Back drafting is the event of harmful gases released from your combustible equipment (water heaters, furnace, fireplace, stove, etc.) being pulled back into the home where you live. A main culprit in this: negative pressure. Negative pressure is created when the pressure inside your home is lower than the pressure outside your home. Pretty easy right? Think of it as you would any standard math equation and you will never forget. The pressure inside your home is your starting point and then subtract your outside pressure. If you have a negative number then you suffer from negative pressure and if you still have a positive number then you have positive pressure. If you land on zero then congratulations! Your home is balanced.
Every CFM that is forced outside of the home needs to be recovered and natures natural course is to force that air back in through whatever means necessary. This means leaks in your exterior that work back to the home such as exterior wall outlets, attic access points that are inside the home, can lights, and one of the worst… duct leakage. The duct system is under positive pressure on the supply side as it pushes air to each room and leaks along the way are forced somewhere. Those areas then need to force out the surplus of air somewhere. On the flip side, the return is sucking in air so it is creating negative pressure. Duct leakage on the return side means that air is now being pulled from areas along the return and other air is being forced in to make up the difference. This is where the problem with combustible appliances arises. If the duct leakage is significant enough it will begin pulling very bad air back into the home instead of the flue and out of the house as intended.

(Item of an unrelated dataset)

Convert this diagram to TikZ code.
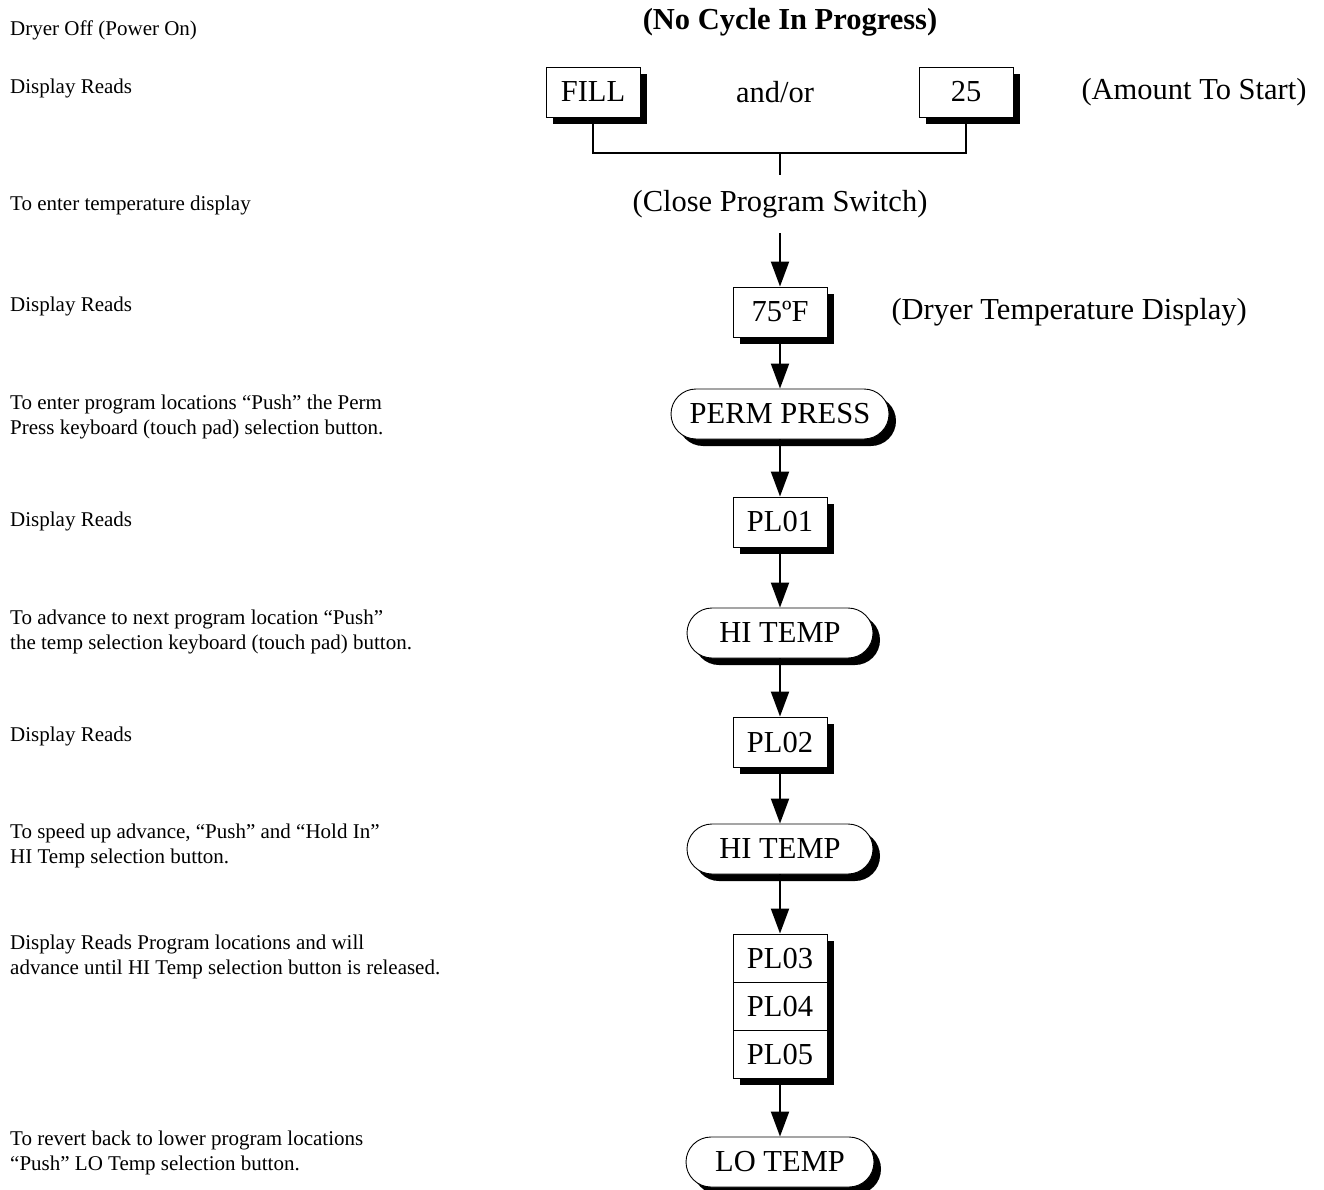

For instance, there is a gap where the top of your water heater and the flue meet with one another. The purpose of this gap is to pull in air from around the water heater which will help force out all the harmful air. Everyone knows warm are rises and this is exactly what is supposed to happen. However, an opening in anything allows free flow both ways so air can just as easily travel down the flue and into the home from the outside. This is where negative pressure becomes a big deal. If the pressure inside of your room with the appliance is low enough compared to what it is outside of the home near the flue pipe exit then, again, nature will take its course and air will be forced back down the flue to try and balance the space. If a situation like this occurs while the water heater is running then all that air that was supposed to be escaping through the flue will have no choice but to escape out into the room(s) around it. This is why it is so important that you not only have a CO monitor but that you regulary inspect and replace it to the manufactures specifications. Less efficient gas furnaces that only have a single flue are at a similar risk of back drafting. This write up provides some effective yet simple images to visually understand how this works: http://www.nationshomeinspections.com/blog/?tag=furnace
Another negative to negative pressure is that it reduces the amount of available combustion air which is needed for the appliance to operate properly. If there isn’t enough then you will have an incomplete combustion and this is bad for your equipment, bad for your health and bad for your safety. This can visually be seen by the change in your flame color or visible soot since you are now creating carbon. The water vapor that should have escaped might condense and stain the top of your water and you might even have melted plastic as a result of back drafting. There are many other telling signs of back drafting which are covered in a link later in this write up.
Back drafting of your appliances may not seem all that important especially if it appears to be very minimal but that doesn’t mean it’s not a problem. With all the intentional breaks in your building envelope such as windows, doors, kitchen venting and bathroom venting, the majority of homeowners have already set themselves up to be in the negative. The average duct leakage per household seen nationally is 20-30% so you are likely to be in the negative just based on your duct work. If you are unsure if you are being tormented by backdrafting or afraid to ask a professional, here is a pretty good read on how to look for signs of back drafting and determine how bad your situation is. https://structuretech1.com/water-heater-backdrafting-signs/ . Whatever you choose to do, dont accept living with poor IAQ that puts you and your family at risk especially when it can be resolved. Carbon monoxide affects 20,000 to 30,000 people a year in the United states; don’t be one of them.